The courses use a structured learning style based on clear explanations, guided modules, practical examples, and design thinking exercises. The focus is on helping learners study UI/UX design through organized topics rather than overwhelming them with too much information at once. Each tier introduces concepts in a way that supports careful reading, repeated review, and steady skill building. The materials are designed for learners who prefer a calm, practical, and detailed learning environment.

Are the courses suitable for beginners?

Yes, the earlier tiers are intended for learners who are new to UI/UX design or who want to review the basics before moving into more detailed materials. The first tiers explain interface structure, layout thinking, visual hierarchy, user journey ideas, and basic design vocabulary in a clear way.
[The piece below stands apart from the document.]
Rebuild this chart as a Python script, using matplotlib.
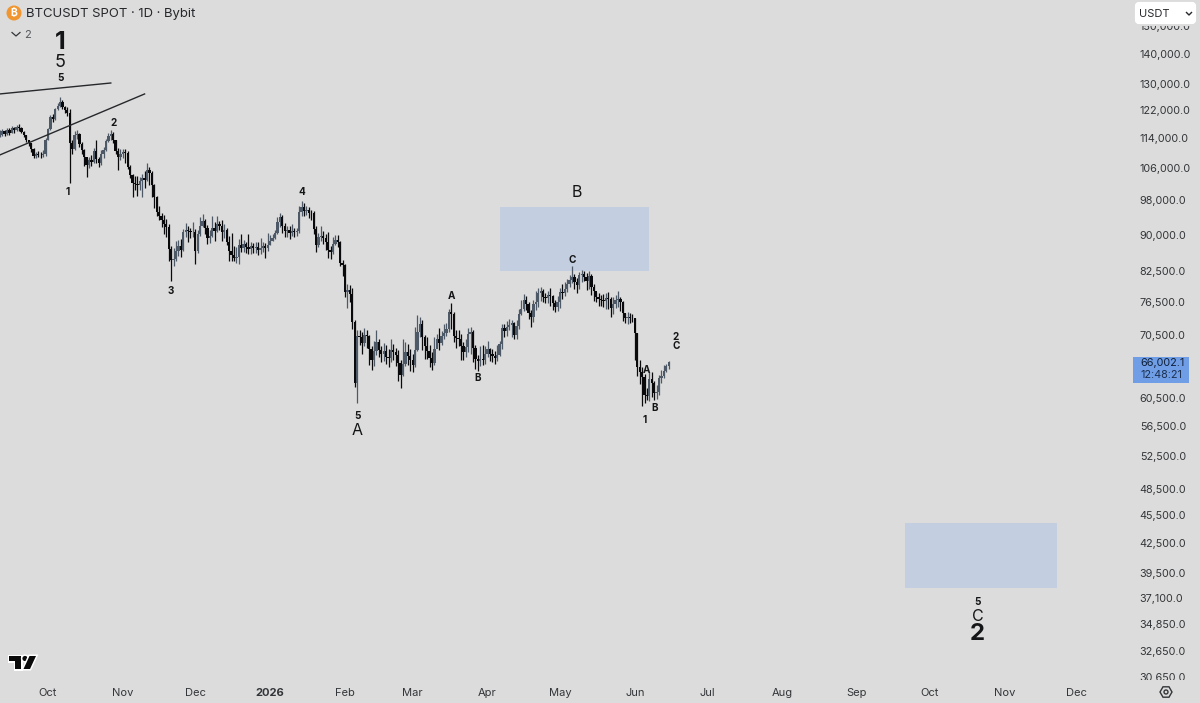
import datetime as dt
import numpy as np
import matplotlib
matplotlib.use("Agg")
import matplotlib.pyplot as plt
import matplotlib.dates as mdates
import matplotlib.patheffects as pe
from matplotlib.patches import Rectangle, FancyBboxPatch, Circle, RegularPolygon, Polygon
from matplotlib.ticker import FixedLocator, FixedFormatter, NullLocator

plt.rcParams['font.family'] = ['Inter', 'Noto Sans', 'Roboto', 'Open Sans', 'Lato', 'DejaVu Sans']

first_day = dt.date(2025, 9, 11)

# daily candles, in thousands of USDT
closes = [
    115.0,116.0,115.2,116.3,115.6,116.8,116.2,117.3,116.9,115.8,
    114.9,113.4,112.6,111.0,109.2,109.6,109.4,109.3,109.7,113.6,
    116.5,120.1,119.5,122.3,123.4,124.6,123.0,122.0,121.3,112.6,
    111.0,114.8,115.3,112.4,110.7,108.8,106.9,108.2,107.6,110.6,
    108.3,107.2,109.8,110.8,113.2,114.6,115.1,113.4,110.6,109.0,
    109.6,110.3,110.1,106.3,104.2,102.3,102.0,101.6,102.6,103.4,
    103.0,105.6,104.7,101.8,98.8,95.2,94.2,93.5,92.4,91.8,
    87.0,84.7,84.9,86.5,87.6,86.9,90.8,91.2,90.9,90.6,
    90.6,86.5,90.2,92.0,93.1,91.6,89.4,89.9,91.6,91.0,
    92.4,92.1,90.8,91.2,88.5,86.6,85.8,85.2,85.4,87.8,
    87.3,88.0,87.5,87.0,87.6,87.2,87.4,86.8,87.2,87.6,
    87.2,87.8,88.7,89.4,90.4,93.0,94.0,92.0,90.9,91.2,
    90.5,90.9,90.6,91.0,95.2,96.5,95.4,95.6,95.0,94.9,
    91.4,87.9,89.5,89.9,89.3,88.5,86.8,86.4,88.0,88.9,
    88.6,84.1,83.6,78.3,78.8,78.0,72.9,62.8,70.4,70.2,
    69.2,70.6,70.3,68.2,66.4,67.8,69.4,68.0,67.3,67.8,
    66.9,66.7,68.0,67.6,67.2,65.9,64.0,65.8,67.6,67.0,
    66.4,65.6,68.0,71.0,72.4,70.2,68.7,67.9,66.7,65.9,
    68.2,69.9,69.2,70.3,70.9,71.6,74.6,74.2,70.4,70.0,
    69.8,68.7,67.6,68.5,70.8,71.1,68.4,66.5,66.2,66.6,
    66.4,67.4,68.2,67.3,67.0,66.7,67.2,69.0,71.8,71.2,
    72.0,72.3,72.6,70.6,72.2,74.2,75.2,76.9,76.0,74.4,
    73.8,76.0,76.4,78.2,78.6,77.4,77.2,77.8,77.5,76.2,
    75.5,76.4,78.4,78.1,79.0,79.8,80.6,81.2,80.3,79.7,
    81.6,81.8,81.3,80.4,81.4,79.3,78.6,77.4,77.0,76.8,
    76.7,77.2,77.0,75.4,76.0,76.8,77.1,76.4,74.4,73.6,
    73.8,73.6,73.5,70.9,65.3,64.4,63.7,61.0,60.8,63.3,
    62.8,61.3,61.4,63.5,63.8,64.6,65.4,66.0,
]
highs = [
    116.2,116.6,116.4,116.8,116.8,117.4,117.2,117.8,117.9,117.2,
    116.0,115.0,113.6,112.8,111.4,110.2,110.4,110.2,110.8,114.2,
    117.0,120.6,120.8,122.8,124.2,126.0,125.0,123.2,123.0,122.4,
    113.6,116.0,116.2,115.6,113.0,111.0,108.6,109.0,109.4,111.4,
    113.6,108.8,110.8,111.6,113.8,115.4,116.2,115.8,113.6,111.4,
    111.0,111.0,111.0,110.4,106.8,104.6,104.0,104.0,103.6,104.4,
    105.2,107.4,106.4,105.2,102.0,99.0,96.6,95.0,94.6,93.6,
    92.4,87.6,87.2,88.8,89.0,89.2,91.4,92.8,92.0,91.6,
    93.0,91.4,91.2,94.0,94.8,93.6,92.2,91.2,94.2,93.0,
    94.2,93.2,93.4,92.4,91.6,89.8,90.4,87.6,87.4,89.2,
    90.2,89.0,88.6,90.2,88.6,88.4,88.6,88.6,89.4,88.6,
    88.2,90.4,90.0,90.2,91.2,94.0,95.0,94.6,92.6,92.0,
    92.0,92.4,91.6,91.6,96.6,97.8,97.4,96.6,96.4,95.8,
    95.4,92.0,90.4,92.0,91.0,90.2,90.8,87.6,89.6,90.0,
    90.0,88.8,84.8,83.8,79.8,79.6,79.2,73.2,71.4,71.4,
    71.0,71.8,71.4,70.6,68.6,69.6,71.4,69.8,68.6,69.2,
    68.8,68.2,69.8,69.0,68.4,68.0,66.4,69.8,69.4,69.0,
    68.2,67.4,72.0,74.0,73.8,73.2,70.6,70.2,68.8,67.6,
    70.2,70.8,71.8,71.2,72.4,72.6,75.2,76.2,74.6,71.4,
    71.4,70.8,69.4,69.8,71.8,71.9,71.4,68.8,67.2,68.6,
    68.8,68.6,69.6,68.4,68.2,67.8,68.8,69.6,72.4,72.4,
    73.0,73.4,73.2,72.8,73.2,75.2,76.8,78.0,77.6,76.4,
    75.0,76.8,78.6,79.2,79.4,79.0,78.2,78.6,79.2,77.8,
    76.8,77.6,79.2,79.8,80.2,80.8,81.6,83.4,81.8,81.0,
    82.2,82.6,82.4,82.0,82.4,81.8,79.8,78.4,78.2,77.8,
    78.0,78.2,78.4,77.4,77.4,77.8,78.6,77.4,76.6,74.4,
    74.6,74.4,74.2,73.6,70.9,66.4,65.2,64.2,62.0,64.4,
    64.4,63.0,62.4,64.0,64.8,65.6,65.8,66.2,
]
lows = [
    114.4,114.6,114.6,115.0,115.0,115.4,115.6,116.0,116.0,115.4,
    114.4,113.0,111.8,110.2,108.6,108.6,108.8,108.6,108.8,109.2,
    113.4,116.4,118.6,119.2,122.2,123.0,122.4,121.2,120.4,102.2,
    109.8,110.8,113.8,111.6,109.6,106.6,103.6,106.0,106.6,107.2,
    107.4,106.4,106.8,108.6,110.4,113.0,113.6,112.8,109.6,105.4,
    108.0,108.6,107.4,105.8,103.4,98.8,100.6,99.0,100.4,98.8,
    101.0,102.8,101.6,98.8,96.2,94.4,93.4,91.8,90.2,89.6,
    84.6,80.4,83.4,84.6,85.6,85.4,86.6,89.6,88.6,89.4,
    89.6,83.8,86.2,89.8,91.8,90.2,88.0,88.4,89.6,88.8,
    90.6,91.2,88.8,89.4,87.8,84.4,84.6,84.4,84.0,83.8,
    86.4,86.4,86.2,86.0,86.0,86.2,86.2,85.8,86.0,86.4,
    85.2,86.6,87.8,88.8,89.2,90.2,91.8,90.4,89.6,89.6,
    89.2,89.8,89.6,89.8,90.4,94.4,94.4,94.6,93.8,93.4,
    90.2,86.4,87.4,88.8,88.0,86.8,85.2,85.0,86.0,87.8,
    87.4,83.4,81.4,77.4,75.4,76.4,71.6,62.2,59.8,68.8,
    67.4,68.6,68.4,65.6,64.8,65.4,67.2,66.8,66.0,66.2,
    65.8,65.2,66.0,66.4,65.4,63.0,62.0,63.8,65.4,65.6,
    64.6,64.4,65.2,67.8,70.2,68.0,66.6,66.6,65.2,64.8,
    65.6,68.6,68.0,68.8,69.8,70.4,71.0,71.6,69.4,68.4,
    68.6,66.4,66.4,66.8,67.6,67.4,66.0,65.0,64.6,65.4,
    65.6,65.8,66.8,66.2,66.0,65.8,66.2,67.0,68.2,70.2,
    70.4,71.4,70.2,69.8,69.8,71.6,74.0,74.8,75.0,73.4,
    72.0,72.8,75.0,75.6,76.6,76.4,76.2,76.2,75.8,75.0,
    74.6,74.8,75.4,77.0,77.6,78.4,79.4,80.0,79.0,78.2,
    79.0,80.2,80.4,78.8,79.0,77.8,76.6,76.4,75.8,75.8,
    75.6,75.2,75.2,73.8,74.2,75.4,75.6,74.8,73.0,72.6,
    72.4,72.6,72.8,66.4,63.8,62.6,59.4,59.8,60.2,60.0,
    60.6,60.2,60.4,61.0,62.8,63.6,64.4,65.0,
]

price_ticks = [150000, 140000, 130000, 122000, 114000, 106000, 98000, 90000, 82500, 76500,
               70500, 60500, 56500, 52500, 48500, 45500, 42500, 39500, 37100, 34850, 32650, 30650]
month_ticks = ["2025-10-01", "2025-11-01", "2025-12-01", "2026-01-01", "2026-02-01", "2026-03-01", "2026-04-01",
               "2026-05-01", "2026-06-01", "2026-07-01", "2026-08-01", "2026-09-01", "2026-10-01", "2026-11-01", "2026-12-01"]
month_labels = ["Oct", "Nov", "Dec", "2026", "Feb", "Mar", "Apr", "May", "Jun", "Jul", "Aug", "Sep", "Oct", "Nov", "Dec"]

# (date, price, text, font px, weight)
wave_labels = [
    ("2025-10-09", 100000, "1", 10, "bold"),
    ("2025-10-28", 118300, "2", 10, "bold"),
    ("2025-11-21", 78600, "3", 10, "bold"),
    ("2026-01-14", 100000, "4", 10, "bold"),
    ("2026-02-06", 57900, "5", 10, "bold"),
    ("2026-02-06", 55900, "A", 16, "normal"),
    ("2026-03-17", 77600, "A", 10, "bold"),
    ("2026-03-28", 63500, "B", 10, "bold"),
    ("2026-05-06", 84700, "C", 10, "bold"),
    ("2026-06-05", 57300, "1", 10, "bold"),
    ("2026-06-06", 64700, "A", 10, "bold"),
    ("2026-06-09", 59000, "B", 10, "bold"),
    ("2026-06-18", 70200, "2", 10, "bold"),
    ("2026-06-18", 68700, "C", 10, "bold"),
    ("2026-05-08", 99800, "B", 16, "normal"),
    ("2025-10-06", 143900, "1", 25, "bold"),
    ("2025-10-06", 137000, "5", 18, "normal"),
    ("2025-10-06", 132000, "5", 10, "bold"),
    ("2026-10-21", 36780, "5", 10, "bold"),
    ("2026-10-21", 35500, "C", 16, "normal"),
    ("2026-10-21", 34000, "2", 24, "bold"),
]
# (start, end, low, high)
boxes = [
    ("2026-04-06", "2026-06-07", 82470, 96500),
    ("2026-09-21", "2026-11-23", 38070, 44600),
]
trend_lines = [
    ("2025-09-11", 127000, "2025-10-27", 130440),
    ("2025-09-11", 109430, "2025-11-10", 127000),
]

bg = "#dcdcdc"
up_col = "#4d5966"
down_col = "#0a0a0c"
text_col = "#333639"

W, H = 1200, 703
fig = plt.figure(figsize=(12, 7.03), dpi=100, facecolor=bg)
ax = fig.add_axes([0, 1 - 681 / H, 1130 / W, 681 / H], facecolor=bg)
for s in ax.spines.values():
    s.set_visible(False)

def day(s):
    return mdates.date2num(dt.date.fromisoformat(s))

days = mdates.date2num(first_day) + np.arange(len(closes))
c = np.array(closes) * 1000
h = np.array(highs) * 1000
l = np.array(lows) * 1000
o = np.r_[c[0], c[:-1]]
rising = c >= o

ax.set_yscale("log")
oct1 = day("2025-10-01")
px_day = 2.415
ax.set_xlim(oct1 - 48 / px_day, oct1 + (1130 - 48) / px_day)
ax.set_ylim(140000 * np.exp(-627 / 410), 140000 * np.exp(54 / 410))

for x0, x1, lo, hi in boxes:
    ax.add_patch(Rectangle((day(x0), lo), day(x1) - day(x0), hi - lo, fc="#c3cfe0", ec="none", zorder=1))

ax.vlines(days[rising], l[rising], h[rising], color=up_col, lw=0.9, zorder=2)
ax.vlines(days[~rising], l[~rising], h[~rising], color=down_col, lw=0.9, zorder=2)
ax.bar(days[rising], (c - o)[rising], bottom=o[rising], width=0.95, color=up_col, lw=0, zorder=3)
ax.bar(days[~rising], (o - c)[~rising], bottom=c[~rising], width=0.95, color=down_col, lw=0, zorder=3)

for d0, p0, d1, p1 in trend_lines:
    ax.plot([day(d0), day(d1)], [p0, p1], color="#26282b", lw=1.0, zorder=4)

for d, p, s, size, weight in wave_labels:
    ax.text(day(d), p, s, ha="center", va="center", fontsize=size * 0.72, fontweight=weight,
            color="#141517", zorder=5)

ax.yaxis.tick_right()
ax.yaxis.set_major_locator(FixedLocator(price_ticks))
ax.yaxis.set_major_formatter(FixedFormatter([f"{v:,.1f}" for v in price_ticks]))
ax.yaxis.set_minor_locator(NullLocator())
ax.tick_params(axis="y", length=0, pad=7, labelsize=7.8, labelcolor=text_col)
ax.xaxis.set_major_locator(FixedLocator([day(m) for m in month_ticks]))
ax.xaxis.set_major_formatter(FixedFormatter(month_labels))
ax.tick_params(axis="x", length=0, pad=5, labelsize=8, labelcolor=text_col)
for t, name in zip(ax.get_xticklabels(), month_labels):
    if name == "2026":
        t.set_fontweight("bold")

# window chrome, placed in pixels on top of the chart
ui = fig.add_axes([0, 0, 1, 1], facecolor="none")
ui.set_xlim(0, W)
ui.set_ylim(H, 0)
ui.axis("off")

ui.add_patch(Rectangle((1130, 680), 70, 23, fc=bg, ec="none"))
ui.add_patch(Rectangle((1130, 0), 70, 26, fc=bg, ec="none"))

ui.add_patch(Circle((14, 13), 7.5, fc="#f0952f", ec="none"))
ui.text(14, 13.3, "₿", ha="center", va="center", fontsize=7.5, color="white", fontweight="bold")
ui.text(26, 14, "BTCUSDT SPOT · 1D · Bybit", ha="left", va="center", fontsize=9.45, color="#26282b")
ui.plot([12, 16, 20], [32.5, 36, 32.5], color="#333639", lw=0.9)
ui.text(24, 34.5, "2", ha="left", va="center", fontsize=8, color="#55585c")

ui.add_patch(FancyBboxPatch((1137, 4), 57, 18, boxstyle="round,pad=0,rounding_size=2", fc="white", ec="white", lw=3))
ui.text(1138.5, 14, "USDT", ha="left", va="center", fontsize=8, color="#26282b")
ui.plot([1186.5, 1189, 1191.5], [12.5, 15, 12.5], color="#26282b", lw=1)

ui.add_patch(Rectangle((1133, 357), 56, 26, fc="#6f9ee6", ec="none"))
ui.text(1140, 363.5, "66,002.1", ha="left", va="center", fontsize=7.8, color="#10203a")
ui.text(1140, 375.5, "12:48:21", ha="left", va="center", fontsize=7.8, color="#1c3050")

logo = [
    Polygon([(9, 656), (21, 656), (21, 669), (15, 669), (15, 661), (9, 661)], closed=True),
    Circle((25, 658.5), 2.6),
    Polygon([(29.5, 656), (36, 656), (30, 669), (23.5, 669)], closed=True),
]
for p in logo:
    p.set(fc="#0a0a0a", ec="none", zorder=3,
          path_effects=[pe.withStroke(linewidth=2.2, foreground="white")])
    ui.add_patch(p)

ui.add_patch(RegularPolygon((1166, 692), 6, radius=6, orientation=np.pi / 2, fc="none", ec="#333639", lw=1))
ui.add_patch(Circle((1166, 692), 2, fc="none", ec="#333639", lw=1))

fig.savefig("out.png", dpi=100, facecolor=bg)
Later tiers are more detailed and may be helpful for learners who already understand the basics and want to explore broader design systems. Learners can move through the tiers in order or choose the one that fits their current knowledge.

What materials are included in the course tiers?

Each tier may include lessons, modules, written resources, guided explanations, practice prompts, design checklists, layout exercises, and review materials. The exact contents vary by tier, because each level has a different learning purpose. Some tiers focus on introductory design ideas, while others study structure, flow, visual layers, design frameworks, and complete interface planning. The materials are created to help learners develop UI/UX design knowledge through practical and organized study.